A graduate of St. Vladimir University in 1886, Pavlutskii had studied classical philology under Ia. A. Kulakovskii, and then continued his education in Berlin and Paris. One of the most influential scholars of religious architecture, he focused on the reciprical influences of Greek, Byzantine, Italian, and Russian churches, especially the latter around Kiev. Keeping art in archeology, he influenced a generation of young scholars.

Danilevich, V. E.

Danilevich counted among the influential and politically active archeologists who had studied first under V. B. Antonovich at Kiev’s St.
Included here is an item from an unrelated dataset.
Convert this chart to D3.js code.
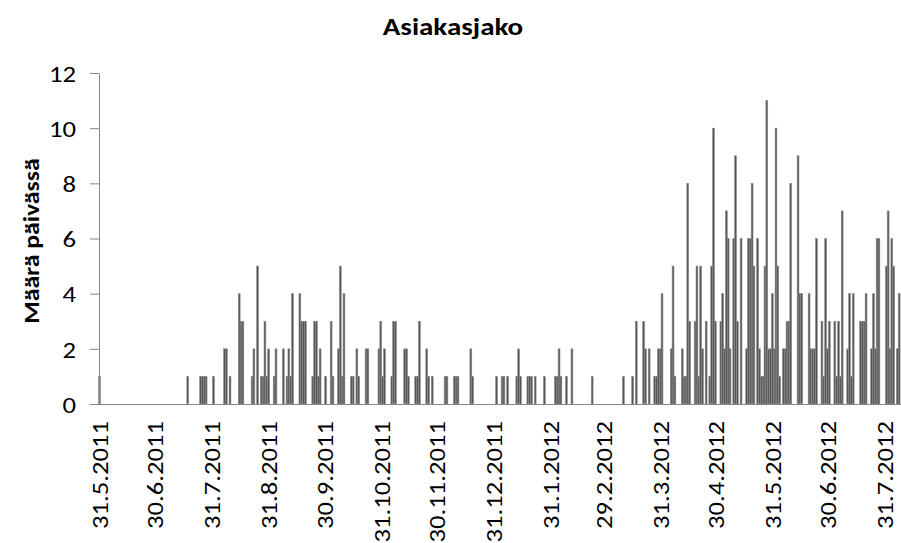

Vladimir University. After graduating in 1896, he taught history at numerous gymnasia around the empire: Baku, Iurev (Tartu), Revel (Tallin) until 1903, when he became a privat-docent at Kharkov University. Danilevich was renowned for using archeology to teach history, and his lectures became a textbook. He moved to St. Vladimir in 1907, and then to Warsaw University in 1915. In 1917 he supported socialism, if not necessarily Bolshevism. During Ukraine’s short-lived independence, he taught at the university in Kiev, and then in schools around the city following the advent of Soviet power. He directed the Archeological Commission at the Ukraine Academy of Science.

Beliashevskii, N. F.

The son of a priest, Nikolai Fedotovich began his studies first in law in Kiev, where he came under the spell of B. V. Antonovich and turned his attention to archeology. After a brief stint in the Kiev courts in 1891, he moved to Moscow where he worked in the archives of the Ministry of Justice and then to state archives in Warsaw. Returning to Kiev and teaching at the Polytechnic Institute, he joined the editorial board of “Kievskaia starina” and became particularly active in museum work. In 1899 in concert with the convocation of the 11th Archeological Congress in Kiev Beliashevskii helped to build the Kiev Museum of Art and Science. Elected to the First State Duma from Kiev Province in 1906, he helped to organize the Kiev Society for the Protection of Monuments of the Ancient and the Arts in 1910; in 1918 he wrote the first Law of the Ukrainian Republic on the protection of monuments of history, culture and art and was active in the All-Ukrainian Committee for the Protection of Antiquities and Art in Ukraine. During the Great War, the Academy of Sciences dispatched him to Galicia and the Bukovina to protect the archeological finds behind the military front.

Ainalov, D. V.

The extraordinarily prolific Ainalov taught at several universities, noteworthy as an art historian, whose expertise lay in many forms of religious art, from Italian mosaics to Kiev’s St. Sophia.